Big house, little me

No word yet on the job I interviewed for twice last week. Waiting... nice and patient. This is me, being nice and patient as I wait.

I'm trying to keep myself busy by continuing to apply for other jobs, but I'm really hoping the end of my job search will come in the form of a happy phone call sometime in the next day. I guess we'll see. I'm also keeping busy with gardening. Or potting, really, since I pulled the Elephant Ear out of the garden and am trying to revive it in a giant red ceramic planter. So far, not so good.

Because I don't have a baby yet and have become way too invested in my leafy friends, we've (read: I've) reopened the puppy discussion. I may go see some Whippet puppies sometime this week. Just to look. Take a peek. See what's out there. It'll be a challenge to come home empty handed... but I'm trying to remember the horror that, at times, was Hero. It's hard to remember now, because I'm in need of something to care for. Anything will do, but something with a pulse would be better than something that photosynthesizes.

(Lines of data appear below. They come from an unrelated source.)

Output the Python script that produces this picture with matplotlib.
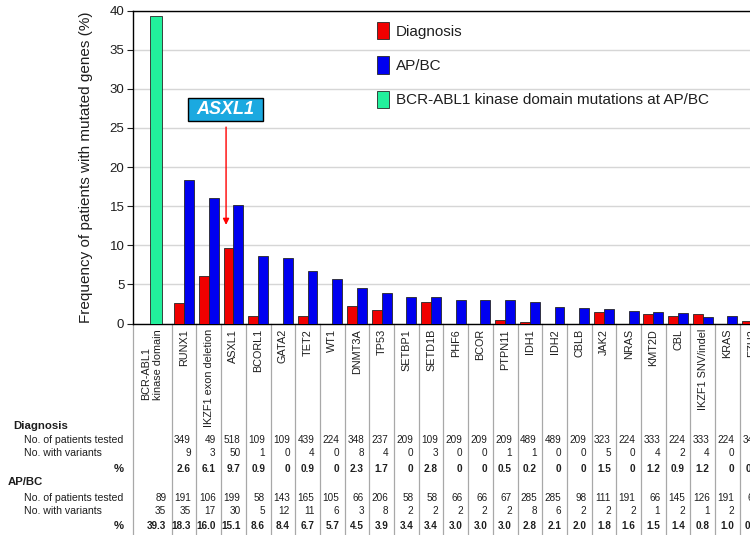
import numpy as np
import matplotlib
matplotlib.use('Agg')
from matplotlib import pyplot as plt
from matplotlib import transforms
from matplotlib.patches import Patch, Rectangle

plt.rcParams['font.family'] = ['Liberation Sans', 'DejaVu Sans']

# BCR-ABL1 kinase domain column (AP/BC only)
kd_label = 'BCR-ABL1\nkinase domain'
kd_tested = 89
kd_variants = 35
kd_pct = 39.3

genes = ['RUNX1', 'IKZF1 exon deletion', 'ASXL1', 'BCORL1', 'GATA2', 'TET2', 'WT1',
         'DNMT3A', 'TP53', 'SETBP1', 'SETD1B', 'PHF6', 'BCOR', 'PTPN11', 'IDH1',
         'IDH2', 'CBLB', 'JAK2', 'NRAS', 'KMT2D', 'CBL', 'IKZF1 SNV/indel', 'KRAS', 'EZH2']

diag_tested = [349, 49, 518, 109, 109, 439, 224, 348, 237, 209, 109, 209, 209, 209,
               489, 489, 209, 323, 224, 333, 224, 333, 224, 348]
diag_variants = [9, 3, 50, 1, 0, 4, 0, 8, 4, 0, 3, 0, 0, 1, 1, 0, 0, 5, 0, 4, 2, 4, 0, 1]
diag_pct = [2.6, 6.1, 9.7, 0.9, 0, 0.9, 0, 2.3, 1.7, 0, 2.8, 0, 0, 0.5, 0.2, 0, 0,
            1.5, 0, 1.2, 0.9, 1.2, 0, 0.3]

ap_tested = [191, 106, 199, 58, 143, 165, 105, 66, 206, 58, 58, 66, 66, 67, 285, 285,
             98, 111, 191, 66, 145, 126, 191, 66]
ap_variants = [35, 17, 30, 5, 12, 11, 6, 3, 8, 2, 2, 2, 2, 2, 8, 6, 2, 2, 2, 1, 2, 1, 2, 0]
ap_pct = [18.3, 16.0, 15.1, 8.6, 8.4, 6.7, 5.7, 4.5, 3.9, 3.4, 3.4, 3.0, 3.0, 3.0, 2.8,
          2.1, 2.0, 1.8, 1.6, 1.5, 1.4, 0.8, 1.0, 0.0]

RED = '#f00000'
BLUE = '#0000f0'
GREEN = '#22f09c'
EDGE = '#262626'
SEP = '#a8a8a8'
TXT = '#1e1e1e'

W, H = 750, 535
x_left, x_right = -1.58, 25.0
px_unit = 24.7
ax_left_px = 132.7
ax_top_px, ax_bot_px = 10.5, 323.5
NUM_FS = 7.2


def fy(px):
    return 1 - px / H


fig = plt.figure(figsize=(W / 100, H / 100), dpi=100)
ax = fig.add_axes([ax_left_px / W, fy(ax_bot_px),
                   (x_right - x_left) * px_unit / W, (ax_bot_px - ax_top_px) / H])

x = np.arange(len(genes)) + 0.5
ax.bar(x - 0.2, diag_pct, width=0.4, color=RED, edgecolor=EDGE, linewidth=0.6, zorder=3)
ax.bar(x + 0.2, ap_pct, width=0.4, color=BLUE, edgecolor=EDGE, linewidth=0.6, zorder=3)
ax.bar([-0.63], [kd_pct], width=0.47, color=GREEN, edgecolor=EDGE, linewidth=0.6, zorder=3)

ax.yaxis.grid(True, color='#d6d6d6', linewidth=1)
ax.set_axisbelow(True)
for s in ['top', 'left', 'bottom']:
    ax.spines[s].set_color('black')
    ax.spines[s].set_linewidth(1)
ax.spines['right'].set_visible(False)
ax.set_yticks(range(0, 41, 5))
ax.set_xticks([])
ax.tick_params(axis='y', labelsize=9.5, length=4, width=0.8, pad=2, colors=TXT)
ax.set_ylabel('Frequency of patients with mutated genes (%)', fontsize=11, color=TXT)
ax.yaxis.set_label_coords((92.7 - ax_left_px) / ((x_right - x_left) * px_unit), 0.5)

handles = [Patch(facecolor=RED, edgecolor=EDGE, linewidth=0.6, label='Diagnosis'),
           Patch(facecolor=BLUE, edgecolor=EDGE, linewidth=0.6, label='AP/BC'),
           Patch(facecolor=GREEN, edgecolor=EDGE, linewidth=0.6,
                 label='BCR-ABL1 kinase domain mutations at AP/BC')]
leg = ax.legend(handles=handles, loc='upper left', bbox_to_anchor=(377 / W, fy(22)),
                bbox_transform=fig.transFigure, frameon=False, fontsize=11,
                handlelength=0.76, handleheight=1.37, handletextpad=0.48,
                labelspacing=1.11, borderpad=0, borderaxespad=0)
for t in leg.get_texts():
    t.set_color(TXT)

# ASXL1 call-out box and arrow
ax.add_patch(Rectangle((0.672, 25.92), 3.04, 2.9, facecolor='#1ba9e0', edgecolor='black',
                       linewidth=1, zorder=5))
ax.text(2.19, 27.37, 'ASXL1', color='white', fontsize=13, fontweight='bold',
        fontstyle='italic', ha='center', va='center', zorder=6)
ax.annotate('', xy=(2.2, 12.6), xytext=(2.2, 25.1),
            arrowprops=dict(arrowstyle='-|>', color='red', lw=1, mutation_scale=9,
                            shrinkA=0, shrinkB=0))

# table below the axes: x in data units, y in figure fraction
trans = transforms.blended_transform_factory(ax.transData, fig.transFigure)
bounds = [x_left] + list(range(0, len(genes) + 1))
for b in bounds:
    ax.plot([b, b], [fy(ax_bot_px), 0], transform=trans, color=SEP, lw=0.9,
            clip_on=False, zorder=1)

ax.text(-0.79, fy(329), kd_label, transform=trans, rotation=90, ha='center', va='top',
        multialignment='left', fontsize=7.8, color=TXT, linespacing=1.15)
for xi, g in zip(x, genes):
    ax.text(xi, fy(329), g, transform=trans, rotation=90, ha='center', va='top',
            fontsize=7.8, color=TXT)

fig.text(13.3 / W, fy(425.7), 'Diagnosis', fontsize=8.2, fontweight='bold', va='center', color=TXT)
fig.text(24.3 / W, fy(440), 'No. of patients tested', fontsize=7.6, va='center', color=TXT)
fig.text(24.3 / W, fy(453.3), 'No. with variants', fontsize=7.6, va='center', color=TXT)
fig.text(123.3 / W, fy(469.5), '%', fontsize=8.2, fontweight='bold', ha='right', va='center', color=TXT)
fig.text(8 / W, fy(482), 'AP/BC', fontsize=8.2, fontweight='bold', va='center', color=TXT)
fig.text(24.3 / W, fy(498.3), 'No. of patients tested', fontsize=7.6, va='center', color=TXT)
fig.text(24.3 / W, fy(510.5), 'No. with variants', fontsize=7.6, va='center', color=TXT)
fig.text(123.3 / W, fy(526), '%', fontsize=8.2, fontweight='bold', ha='right', va='center', color=TXT)

pad = 0.22
kd_right = 0 - pad
ax.text(kd_right, fy(498.3), str(kd_tested), transform=trans, ha='right', va='center', fontsize=NUM_FS, color=TXT)
ax.text(kd_right, fy(510.5), str(kd_variants), transform=trans, ha='right', va='center', fontsize=NUM_FS, color=TXT)
ax.text(kd_right, fy(526), f'{kd_pct:.1f}', transform=trans, ha='right', va='center',
        fontsize=NUM_FS, fontweight='bold', color=TXT)

for i in range(len(genes)):
    xr = i + 1 - pad
    dp = '0' if diag_pct[i] == 0 else f'{diag_pct[i]:.1f}'
    ax.text(xr, fy(440), str(diag_tested[i]), transform=trans, ha='right', va='center', fontsize=NUM_FS, color=TXT)
    ax.text(xr, fy(453.3), str(diag_variants[i]), transform=trans, ha='right', va='center', fontsize=NUM_FS, color=TXT)
    ax.text(xr, fy(469.5), dp, transform=trans, ha='right', va='center', fontsize=NUM_FS,
            fontweight='bold', color=TXT)
    ax.text(xr, fy(498.3), str(ap_tested[i]), transform=trans, ha='right', va='center', fontsize=NUM_FS, color=TXT)
    ax.text(xr, fy(510.5), str(ap_variants[i]), transform=trans, ha='right', va='center', fontsize=NUM_FS, color=TXT)
    ax.text(xr, fy(526), f'{ap_pct[i]:.1f}', transform=trans, ha='right', va='center',
            fontsize=NUM_FS, fontweight='bold', color=TXT)

ax.set_xlim(x_left, x_right)
ax.set_ylim(0, 40)

fig.savefig('out.png', dpi=100)
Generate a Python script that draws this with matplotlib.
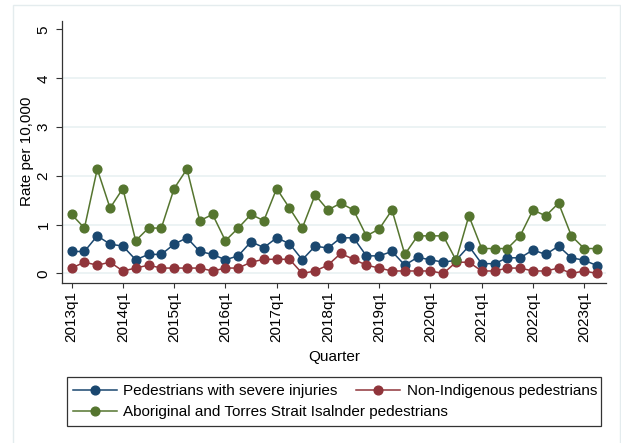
import numpy as np
import matplotlib
matplotlib.use("Agg")
import matplotlib.pyplot as plt
from matplotlib.patches import Rectangle

plt.rcParams['font.family'] = ['Liberation Sans', 'DejaVu Sans']

# quarterly rates per 10,000, 2013q1 - 2023q2
quarters = [f"{y}q{q}" for y in range(2013, 2024) for q in range(1, 5)][:42]

severe = [0.45, 0.45, 0.77, 0.60,
          0.56, 0.28, 0.39, 0.39,
          0.60, 0.73, 0.45, 0.39,
          0.28, 0.36, 0.65, 0.53,
          0.73, 0.61, 0.28, 0.56,
          0.52, 0.73, 0.73, 0.36,
          0.36, 0.45, 0.17, 0.33,
          0.28, 0.23, 0.27, 0.56,
          0.20, 0.20, 0.32, 0.32,
          0.48, 0.39, 0.56, 0.32,
          0.27, 0.16]

non_indigenous = [0.11, 0.23, 0.17, 0.23,
                  0.05, 0.11, 0.17, 0.11,
                  0.11, 0.11, 0.11, 0.05,
                  0.11, 0.11, 0.23, 0.29,
                  0.29, 0.29, 0.00, 0.05,
                  0.17, 0.41, 0.29, 0.17,
                  0.11, 0.05, 0.05, 0.05,
                  0.05, 0.00, 0.23, 0.23,
                  0.05, 0.05, 0.11, 0.11,
                  0.05, 0.05, 0.11, 0.00,
                  0.05, 0.00]

aboriginal = [1.21, 0.93, 2.14, 1.34,
              1.74, 0.67, 0.93, 0.93,
              1.74, 2.14, 1.08, 1.21,
              0.67, 0.93, 1.21, 1.08,
              1.74, 1.34, 0.93, 1.61,
              1.30, 1.44, 1.30, 0.77,
              0.91, 1.30, 0.39, 0.77,
              0.77, 0.77, 0.27, 1.18,
              0.51, 0.51, 0.51, 0.77,
              1.30, 1.18, 1.44, 0.77,
              0.51, 0.51]

labels = ["Pedestrians with severe injuries",
          "Non-Indigenous pedestrians",
          "Aboriginal and Torres Strait Isalnder pedestrians"]
colors = ["#1a476f", "#90353b", "#55752f"]

W, H = 621, 443
fig = plt.figure(figsize=(W / 100, H / 100), dpi=100)

# faint outer frame (graph region)
fig.add_artist(Rectangle((13 / W, -0.02), (620 - 13) / W, 1.02 - 5 / H,
                         transform=fig.transFigure, fill=False,
                         edgecolor="#e4ecee", linewidth=1.0))

ax = fig.add_axes([62 / W, 1 - 282.7 / H, (606 - 62) / W, (282.7 - 20.7) / H])

x = np.arange(len(quarters))
for v in range(5):
    ax.axhline(v, color="#eaf2f3", linewidth=1.3, zorder=0)

lines = []
for series, c, lab in zip([severe, non_indigenous, aboriginal], colors, labels):
    ln, = ax.plot(x, series, color=c, marker="o", markersize=6.3,
                  linewidth=1.1, label=lab, zorder=3)
    lines.append(ln)

ax.set_xlim(-0.75, 41.7)
ax.set_ylim(-0.19, 5.18)

ax.set_yticks(range(6))
ax.set_yticklabels([str(v) for v in range(6)], rotation=90, va="center")
ax.set_xticks(x[::4])
ax.set_xticklabels(quarters[::4], rotation=90)

ax.tick_params(axis="y", length=4.3, width=0.8, color="#333333", pad=4, labelsize=11)
ax.tick_params(axis="x", length=3.8, width=0.8, color="#333333", pad=2.5, labelsize=11)

for s in ["top", "right"]:
    ax.spines[s].set_visible(False)
ax.spines["left"].set_color("#333333")
ax.spines["bottom"].set_color("#333333")
ax.spines["left"].set_linewidth(0.9)
ax.spines["bottom"].set_linewidth(0.9)

ax.set_ylabel("Rate per 10,000", fontsize=11, va="center")
ax.yaxis.set_label_coords((27 - 62) / 544, 0.5)
ax.set_xlabel("Quarter", fontsize=11, va="center")
ax.xaxis.set_label_coords(0.5, (282.7 - 357) / 262)

# legend box drawn as a frame, entries laid out like the original (2 + 1)
fig.add_artist(Rectangle((67 / W, 1 - 426 / H), (601 - 67) / W, (426 - 377) / H,
                         transform=fig.transFigure, fill=False,
                         edgecolor="#333333", linewidth=0.9))
leg_kw = dict(frameon=False, fontsize=11, handlelength=2.9, handletextpad=0.4,
              borderpad=0, borderaxespad=0, numpoints=1, loc="center left")
leg1 = fig.legend([lines[0], lines[1]], [labels[0], labels[1]], ncol=2,
                  columnspacing=1.2, bbox_to_anchor=(73 / W, 1 - 391 / H), **leg_kw)
leg2 = fig.legend([lines[2]], [labels[2]],
                  bbox_to_anchor=(73 / W, 1 - 412 / H), **leg_kw)

fig.savefig("out.png", dpi=100)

Hubs is away at work right now - he's so busy with training the next two days that he's sleeping up at an apartment on campus. Not that he was home a lot before that anyway - for the past three weeks or so he typically came home at around 9pm, was in bed by 10pm, and went back to work by 7am. Things should return to normal in another few weeks. But for now, I feel rather... single. Not single as in footloose and fancy free, but single as in just me. I've returned to eating Lean Cuisine frozen dinner or picking at random snacks throughout the evening and calling it a well balanced meal. I read nonstop, walk around with face masks on, and take a lot of baths. I talk on the phone. I shower right before bed and get the sheets and pillowcases all wet with my dripping hair. It would be good times, if I didn't miss Hubs. I'm trying to enjoy it for what it's worth though, since I can't change the situation anyway.

I skimmed ahead in the book I'm currently reading and know that the main character's husband is dead. She doesn't know yet. I have a horrible habit of skipping ahead if I think someone's going to die, because I know it will upset me. And I guess I'd rather get it over with. (I'd skipped ahead and discovered Dumbledore was going to die before I was barely 10 pages into book 6.) Now that I know, though, I'm not sure how much I want to keep reading. It's incredibly sad. But the book is actually quite funny, overall. I'm assuming the sad part is mainly the finding out he's dead part, and now that I've got that over with...

If only I had a job, I would be too busy for all this scheming and cheating! Come on, hire this girl already!

 

2 comments:

Bob said...

just curious....what is the book you are reading?--bob

9:54 PM
Kelli said...

Yes! What is the book you're reading? And the link you sent to your blog entry was SO funny. You are super brave! I suppose these bugs are providing us with character building experiences, no?